- WRITTEN EXERCISE -
The lines to extract run from the first line of the material below to the line containing "from matplotlib.ticker import MultipleLocator", both included; leave the pictures behind.

# # #

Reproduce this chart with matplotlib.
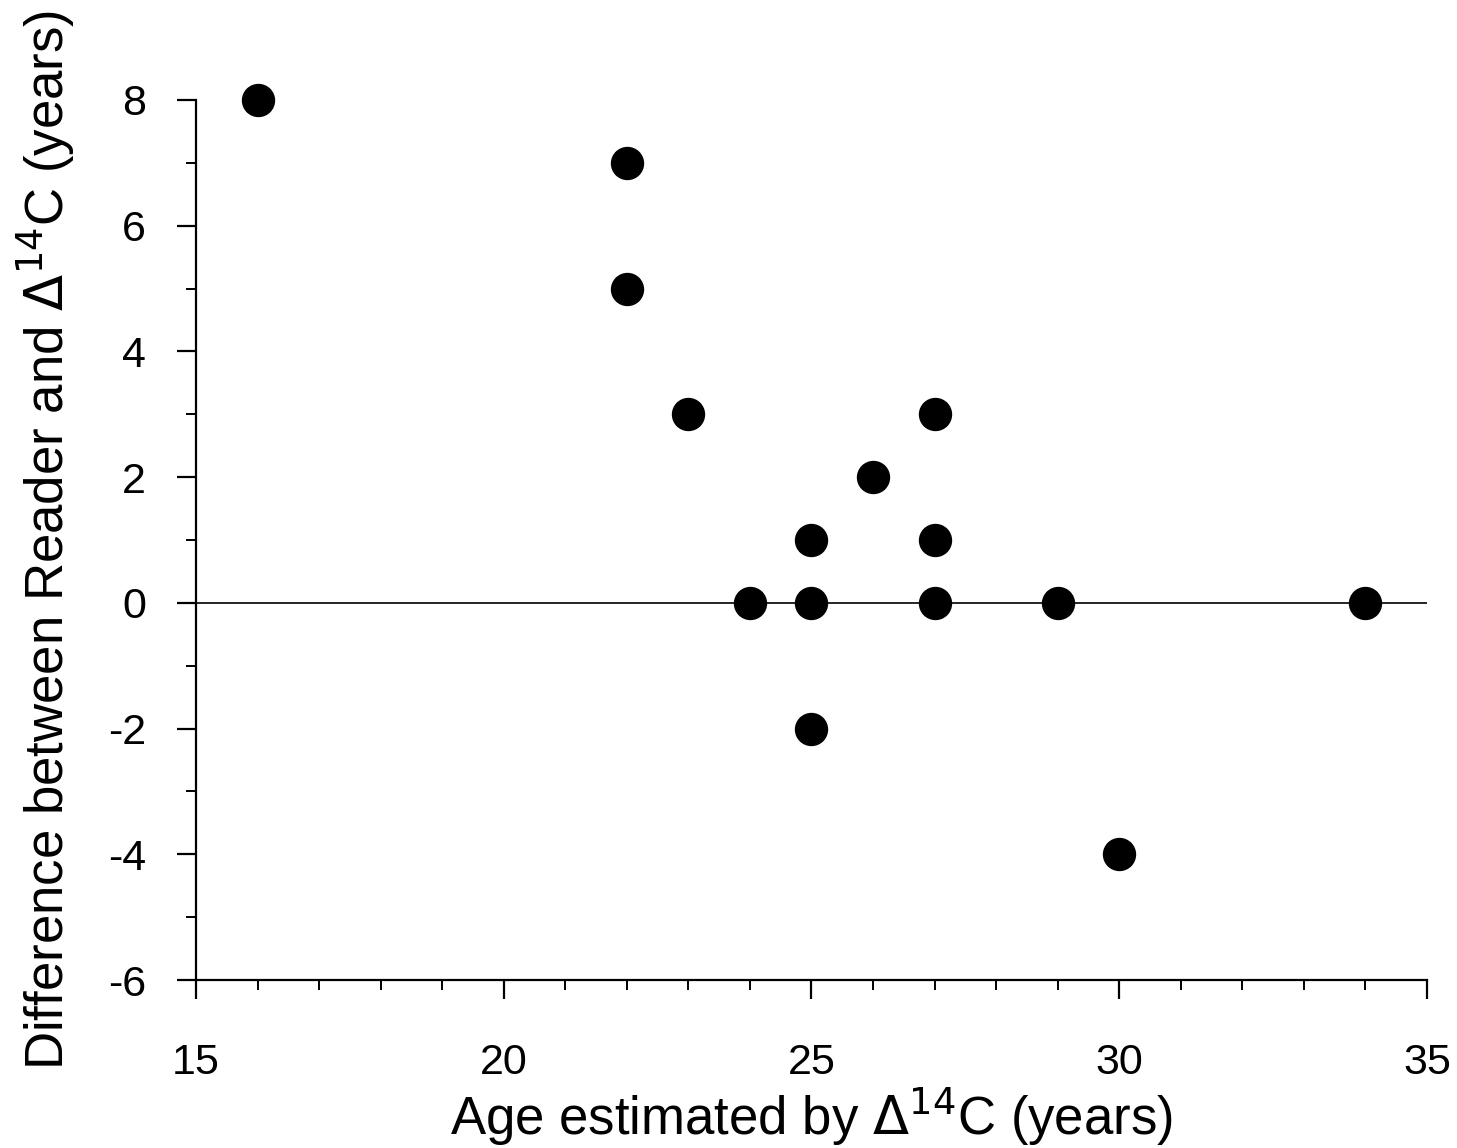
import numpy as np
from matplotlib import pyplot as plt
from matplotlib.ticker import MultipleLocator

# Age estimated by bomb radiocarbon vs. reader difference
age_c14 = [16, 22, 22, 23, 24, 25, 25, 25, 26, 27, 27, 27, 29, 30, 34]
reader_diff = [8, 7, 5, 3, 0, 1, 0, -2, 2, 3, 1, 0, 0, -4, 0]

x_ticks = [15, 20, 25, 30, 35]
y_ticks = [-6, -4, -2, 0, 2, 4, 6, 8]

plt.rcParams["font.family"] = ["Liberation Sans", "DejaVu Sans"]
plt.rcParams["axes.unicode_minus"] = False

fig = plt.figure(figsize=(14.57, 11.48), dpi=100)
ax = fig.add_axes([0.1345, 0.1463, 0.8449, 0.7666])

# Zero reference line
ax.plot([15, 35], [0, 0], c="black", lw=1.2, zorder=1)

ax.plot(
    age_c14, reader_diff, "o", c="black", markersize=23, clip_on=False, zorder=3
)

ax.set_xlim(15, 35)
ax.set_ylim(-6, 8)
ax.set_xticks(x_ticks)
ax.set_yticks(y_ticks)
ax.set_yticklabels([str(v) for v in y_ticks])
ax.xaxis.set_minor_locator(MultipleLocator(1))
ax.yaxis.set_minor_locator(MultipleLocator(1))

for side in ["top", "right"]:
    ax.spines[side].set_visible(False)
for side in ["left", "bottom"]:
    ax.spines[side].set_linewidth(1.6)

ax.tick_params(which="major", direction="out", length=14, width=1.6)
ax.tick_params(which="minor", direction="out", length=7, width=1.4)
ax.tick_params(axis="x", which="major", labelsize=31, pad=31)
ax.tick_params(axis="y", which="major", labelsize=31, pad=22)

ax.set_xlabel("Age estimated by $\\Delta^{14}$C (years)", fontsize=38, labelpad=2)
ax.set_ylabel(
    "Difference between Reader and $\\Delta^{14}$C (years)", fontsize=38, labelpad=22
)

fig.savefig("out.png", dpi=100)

# # #

- ANSWER TO THE EXERCISE -
Reproduce this chart with matplotlib.
import numpy as np
from matplotlib import pyplot as plt
from matplotlib.ticker import MultipleLocator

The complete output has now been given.